IIUSA proposes a longer sustainment period adopted through proper regulation and transitional protections for existing investors.

Why This Matters

  • For investors, the timeline affects when they can expect to recover their capital.
  • For developers, Shorter holds could make financing more challenging for long-horizon projects.
  • For the program’s integrity, Industry stability depends on both market discipline and investor confidence.

Both Sides Claim Victory

After the July ruling, both camps found reasons to celebrate:

  • IIUSA – Highlighted that the case wasn’t dismissed outright and that the court is requiring USCIS to stick to its rulemaking timeline.
  • USCIS – While silent publicly, retained its two-year policy in full force.
  • AIIA – An advocacy group supporting USCIS’s interpretation criticized IIUSA’s “victory” claim, noting the summary judgment was dismissed as moot.

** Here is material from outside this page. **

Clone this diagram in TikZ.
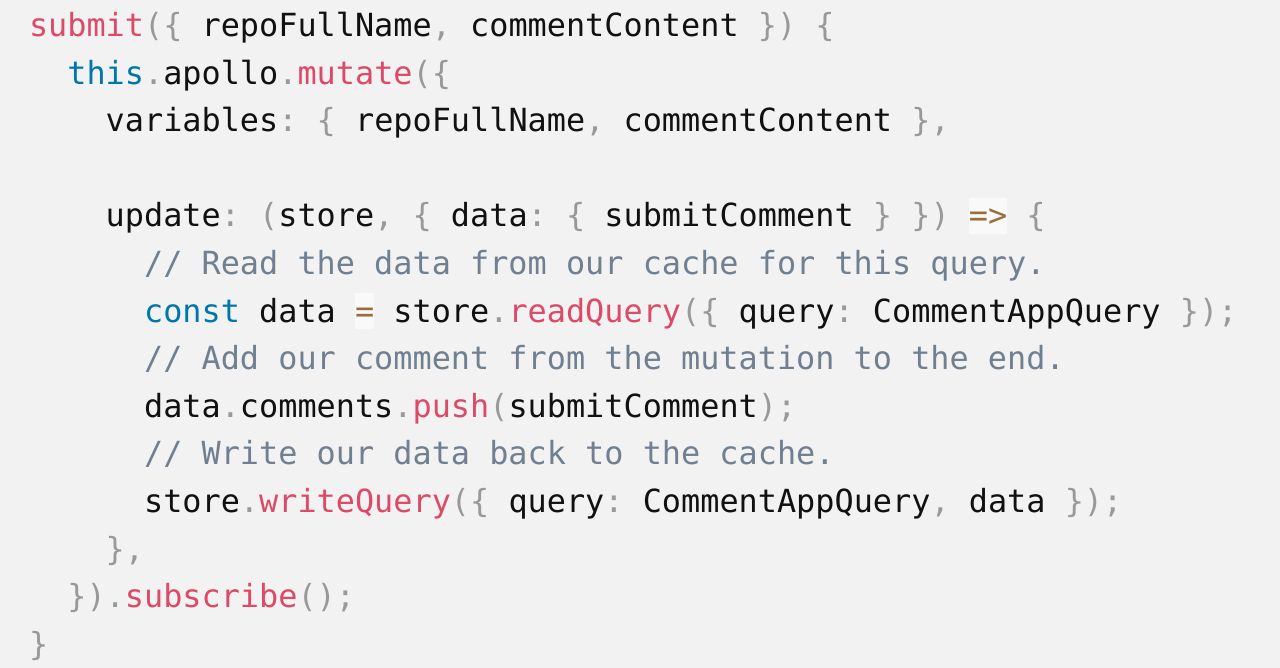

The court did not decide on the core legal issue; it simply deferred it to the forthcoming regulatory process.

What’s Next?

Event Timeline
USCIS publishes NPRM By Nov. 2025
Status reports to court Every 60–90 days
Public comment period After NPRM
Possible final rule & merits ruling Late 2025–2026

Analysis

  • USCIS Strengths – Plain reading of statute, alignment with RIA goals, earlier liquidity, reduced redeployment risks.
  • IIUSA Strengths – Longer horizon for project stability, safeguards against abuse, fair process through formal rulemaking.

Final Thoughts

This case didn’t settle the EB-5 sustainment debate, it postponed it. The real fight will happen during the rulemaking process later this year, where industry voices will have their say.

For now, post-RIA investors face a two-year standard, pre-RIA investors remain under the old rule, and the EB-5 market operates under a cloud of uncertainty.

If stakeholders can use the upcoming public comment period to forge a practical middle ground, the outcome could strengthen both investor protection and program integrity.